Tommy è senza lavoro, ed è Gina a mandare avanti la baracca, lavorando tutto il giorno in una tavola calda, è lei che porta a casa i soldi necessari a sopravvivere, ribaltando la logica dell’uomo che si deve prendere cura della propria donna.
Ma più di tutto è sempre Gina che rassicura il proprio uomo, è lei che nel primo bridge dice
Dobbiamo tenere stretto quello che abbiamo
Non fa differenza se ce la faremo o no
Abbiamo l’uno l’altra e questo è molto
Per amore – Noi ci proveremo
Le Gina di tutto il mondo erano già Gina anche prima di questo pezzo, mica avevano bisogno di saperlo, ma che un rocker figo a mille con le chitarre spianate e il bicipite pronunciato lo dica a chiare lettere in un pezzo hard-rock, nel 1986, mostrando le dinamiche di coppia sotto una luce più realistica e meno patriarcale è un parziale cambio di paradigma.
Ma anche Gina ha paura, anche lei è spaventata da un futuro tutto da inventare, dove l’unica certezza oltre il loro amore sembra essere il dubbio di non farcela che morde lo stomaco a tarda notte.
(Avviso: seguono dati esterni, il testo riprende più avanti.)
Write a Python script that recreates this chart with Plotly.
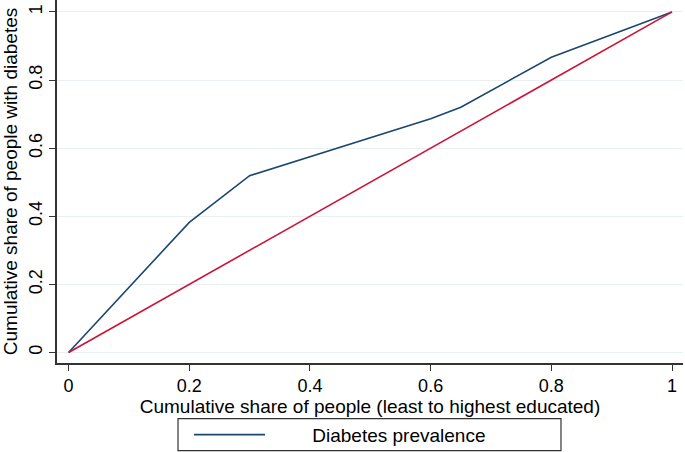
import plotly.graph_objects as go

# concentration curve
share_people = [0, 0.2, 0.3, 0.6, 0.65, 0.8, 1]
share_diabetes = [0, 0.382, 0.519, 0.686, 0.72, 0.867, 1]
equality_x = [0, 1]
equality_y = [0, 1]
tick_vals = [0, 0.2, 0.4, 0.6, 0.8, 1]
tick_text = ["0", "0.2", "0.4", "0.6", "0.8", "1"]

fig = go.Figure()
fig.add_trace(go.Scatter(x=share_people, y=share_diabetes, mode="lines",
                         name="\u00a0" * 8 + "Diabetes prevalence",
                         line=dict(color="#1a476f", width=1.6)))
fig.add_trace(go.Scatter(x=equality_x, y=equality_y, mode="lines",
                         showlegend=False,
                         line=dict(color="#cc1236", width=1.6)))

# frame around the legend (plotly's own border box is too tall at this font size)
fig.add_shape(type="rect", xref="paper", yref="paper",
              x0=0.1933, x1=0.8051, y0=-0.2414, y1=-0.1533,
              line=dict(color="#333333", width=1.2))

fig.update_layout(
    width=685, height=452,
    margin=dict(l=57, r=2, t=0, b=89, autoexpand=False),
    plot_bgcolor="white", paper_bgcolor="white",
    font=dict(family="Liberation Sans, Arial", size=16, color="black"),
    xaxis=dict(
        range=[-0.0192, 1.0182], tickvals=tick_vals, ticktext=tick_text,
        showgrid=False, zeroline=False, automargin=False,
        showline=True, linecolor="#333333", linewidth=1.5,
        ticks="outside", ticklen=6, tickcolor="#333333",
        tickfont=dict(size=18),
        title=dict(text="Cumulative share of people (least to highest educated)",
                   standoff=0),
    ),
    yaxis=dict(
        range=[-0.031, 1.035], tickvals=tick_vals, ticktext=tick_text,
        tickangle=-90, automargin=False,
        showgrid=True, gridcolor="#e8f0f2", gridwidth=1, zeroline=False,
        showline=True, linecolor="#333333", linewidth=1.5,
        ticks="outside", ticklen=6, tickcolor="#333333",
        tickfont=dict(size=18),
        title=dict(text="Cumulative share of people with diabetes", standoff=4),
    ),
    legend=dict(
        x=0.2109, xanchor="left", y=-0.1455, yanchor="top",
        borderwidth=0, bgcolor="rgba(0,0,0,0)", itemwidth=71,
        font=dict(size=19),
    ),
)

# drop the page's default body margin so the figure sits at the window corner
fig.write_html("out.html", config={"displayModeBar": False},
               post_script="document.body.style.margin='0';")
E anche Tommy è appoggio costante per la sua donna, le sussurra che andrà tutto bene, e prima del secondo ritornello tocca a lui ripetere il loro personale mantra, incalzato dal tiro della band che resta costante come il loro amore.
Perché non è peccato sentirsi deboli, che siano lui o lei ad esserlo, quando l’altra persona è al tuo fianco, pronta a rassicurarti.
E forse è questo il vero coraggio, essere preoccupati, o spaventati, o rassegnati, ma pronti a tenere botta per l’altra persona in un mutuo soccorso che non contempla barriere o silenzi, e proprio questa fragilità manifesta diventa tenacia vera, speranza autentica.
Tommy e Gina sono così belli da non sembrare nemmeno reali, un uomo ed una donna che si amano e si vedono uguali, senza sovrastrutture mentali a stabilire chi deve guadagnare, chi deve soffrire, chi deve preoccuparsi.
Dobbiamo tenere botta, pronti o meno
Si vive per combattere quando è tutto quello che hai
Eppure, forse, reali lo sono.
Viene così facile crederci, mentre ascolti questo pezzo, saltando come un pazzo, sapendo perfettamente che ognuno, in fondo, cerca un Tommy o una Gina.